Lindon is a brilliant interpreter of working class and underworld characters, possessing a presence and style which can withstand both grander and more understated forms of expression. Lindon is in almost every frame of this film, which mostly consists of long very close-up takes, and the events are experienced with an intense closeness through him. Sporting a thick moustache and a curly mane, Lindon is almost like a Finnish brooding grump in his role as the long-unemployed Thierry, a man who rarely speaks or shows emotion. Yet we only need to follow the events alongside the observant Thierry to deduce what’s going on inside his head.
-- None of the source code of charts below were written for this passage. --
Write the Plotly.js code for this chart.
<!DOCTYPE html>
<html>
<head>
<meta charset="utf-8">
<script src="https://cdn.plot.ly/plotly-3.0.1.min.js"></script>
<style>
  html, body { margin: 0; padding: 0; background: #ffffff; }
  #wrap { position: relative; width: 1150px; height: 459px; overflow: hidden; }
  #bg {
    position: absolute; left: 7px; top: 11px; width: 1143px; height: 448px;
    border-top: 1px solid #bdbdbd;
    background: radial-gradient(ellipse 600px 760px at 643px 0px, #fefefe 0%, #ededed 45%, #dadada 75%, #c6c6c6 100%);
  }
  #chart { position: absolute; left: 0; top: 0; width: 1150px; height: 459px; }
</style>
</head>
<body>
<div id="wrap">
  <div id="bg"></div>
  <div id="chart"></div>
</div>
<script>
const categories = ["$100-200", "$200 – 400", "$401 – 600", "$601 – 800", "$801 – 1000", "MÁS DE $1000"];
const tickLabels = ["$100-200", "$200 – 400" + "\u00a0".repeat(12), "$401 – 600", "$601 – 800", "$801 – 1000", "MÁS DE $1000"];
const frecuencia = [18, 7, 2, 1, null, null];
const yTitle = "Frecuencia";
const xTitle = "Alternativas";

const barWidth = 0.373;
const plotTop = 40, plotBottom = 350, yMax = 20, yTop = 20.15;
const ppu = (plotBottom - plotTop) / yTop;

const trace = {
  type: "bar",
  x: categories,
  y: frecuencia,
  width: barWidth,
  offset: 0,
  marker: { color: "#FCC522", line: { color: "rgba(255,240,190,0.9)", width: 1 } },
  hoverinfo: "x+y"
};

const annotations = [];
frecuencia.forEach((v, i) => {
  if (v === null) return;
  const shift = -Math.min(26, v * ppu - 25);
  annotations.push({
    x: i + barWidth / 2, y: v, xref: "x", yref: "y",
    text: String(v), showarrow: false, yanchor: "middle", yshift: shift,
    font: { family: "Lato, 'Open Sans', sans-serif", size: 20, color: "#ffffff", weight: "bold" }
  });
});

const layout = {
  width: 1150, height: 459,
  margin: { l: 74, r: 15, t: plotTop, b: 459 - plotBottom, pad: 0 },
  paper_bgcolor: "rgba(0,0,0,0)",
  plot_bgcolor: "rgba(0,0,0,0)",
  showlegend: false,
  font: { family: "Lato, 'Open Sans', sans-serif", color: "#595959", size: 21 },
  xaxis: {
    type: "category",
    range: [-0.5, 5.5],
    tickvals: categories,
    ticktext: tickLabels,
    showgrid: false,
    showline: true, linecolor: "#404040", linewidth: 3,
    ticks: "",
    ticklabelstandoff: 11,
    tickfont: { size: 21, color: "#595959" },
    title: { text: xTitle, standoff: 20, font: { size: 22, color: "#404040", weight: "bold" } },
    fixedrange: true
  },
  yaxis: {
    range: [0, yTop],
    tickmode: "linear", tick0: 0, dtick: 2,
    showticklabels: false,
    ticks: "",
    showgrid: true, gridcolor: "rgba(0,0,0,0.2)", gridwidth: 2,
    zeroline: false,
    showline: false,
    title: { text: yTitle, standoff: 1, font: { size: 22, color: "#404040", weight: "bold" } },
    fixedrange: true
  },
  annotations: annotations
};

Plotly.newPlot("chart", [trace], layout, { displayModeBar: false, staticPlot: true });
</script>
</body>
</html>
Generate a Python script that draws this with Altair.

Within his apparently harmonious family, Thierry has a wife and a developmentally disabled son, who nonetheless manages reasonably well in school and dreams of vocational studies. However, raising the boy and paying for his education demands money. With Lindon’s help, Stéphane Brizé beautifully illustrates what kind of emotional wringer the protagonist is put through as a family man seeking employment. He eventually lands a job in supermarket camera surveillance, monitoring other poverty-stricken people like himself – at which point the pressure really begins to mount.